Restock Kroger is the grocery store's aggressive three-year plan to optimize costs, retain employees, and modernize company practices.

The outlook for the coming year was also optimistic, with management forecasting comps in fiscal 2020 growing more than 2.25%, suggesting it was time the Restock Kroger initiative began delivering incremental value to shareholders as promised. It also authorized a new $1 billion stock buyback program to replace the existing one that still had $546 million remaining on it.

With these two competing visions, which one is right?

Under attack from all sides

Obviously, Buffett sides with Kroger's management, but there's a lot behind both arguments. 

Kroger is the largest pure-play grocery chain with around 2,800 stores, but Walmart is the largest retailer and has a 21% share of the market with Kroger coming in second at 10%. Costco, with a 5% share, follows in third place.

While the threat posed by Amazon in the physical retail space has diminished considerably over time, as sales from its stores continue to decline and its latest grocery store concept is uninspiring, the growth of online grocery sales remains challenging nonetheless.

Like Walmart, Kroger is leveraging its extensive physical footprint to scale up its presence, and third quarter digital sales grew 21% over the year-ago period, but that's down from 60% a year ago, and off from the 31% gain it registered in the second quarter.
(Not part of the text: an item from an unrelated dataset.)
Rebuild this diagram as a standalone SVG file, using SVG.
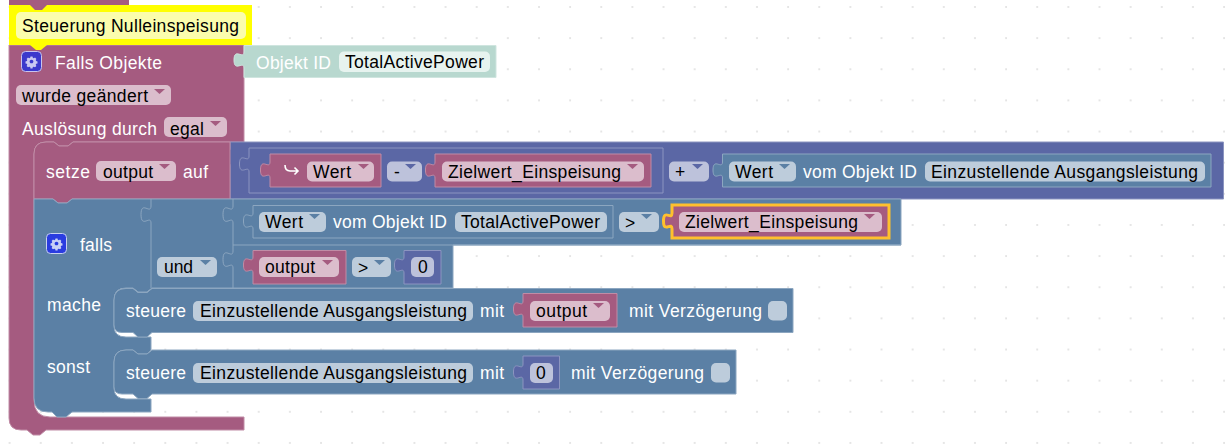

In contrast, Walmart notched 41% growth in the fiscal third quarter and 35% growth in the fourth.

Kroger is expected to report its fourth-quarter earnings on March 5. Management said it expects digital growth to moderate going forward as it laps the Home Chef acquisition and focuses on Ship, its ship-to-home service.

The Ocado partnership is also expensive for Kroger, costing about $55 million for each fulfillment center built. It may have done better by targeting microcenters instead that are cheaper, quicker to build, and can be more readily located near stores and customers.

A better opportunity ahead

Kroger remains a solid business and is improving its operations. On the surface, it appears Buffett has acquired a 2.3% stake in a large grocery chain trading at a fairly attractive valuation. Perhaps not the bargain that he's been historically known for, but trading at 13 times forward earnings estimates and a small fraction of its sales, Kroger is a discounted stock. 

The question is, can the company overcome the headwinds competitors are creating for it in both the physical and online retail landscape, or will Buffett be bemoaning having overpaid for Kroger in a few years' time?

I'm not sold yet that Kroger won't face more turbulence over the next year or so, meaning that there may be an opportunity to get an even better price on the grocer's stock than what Buffett paid.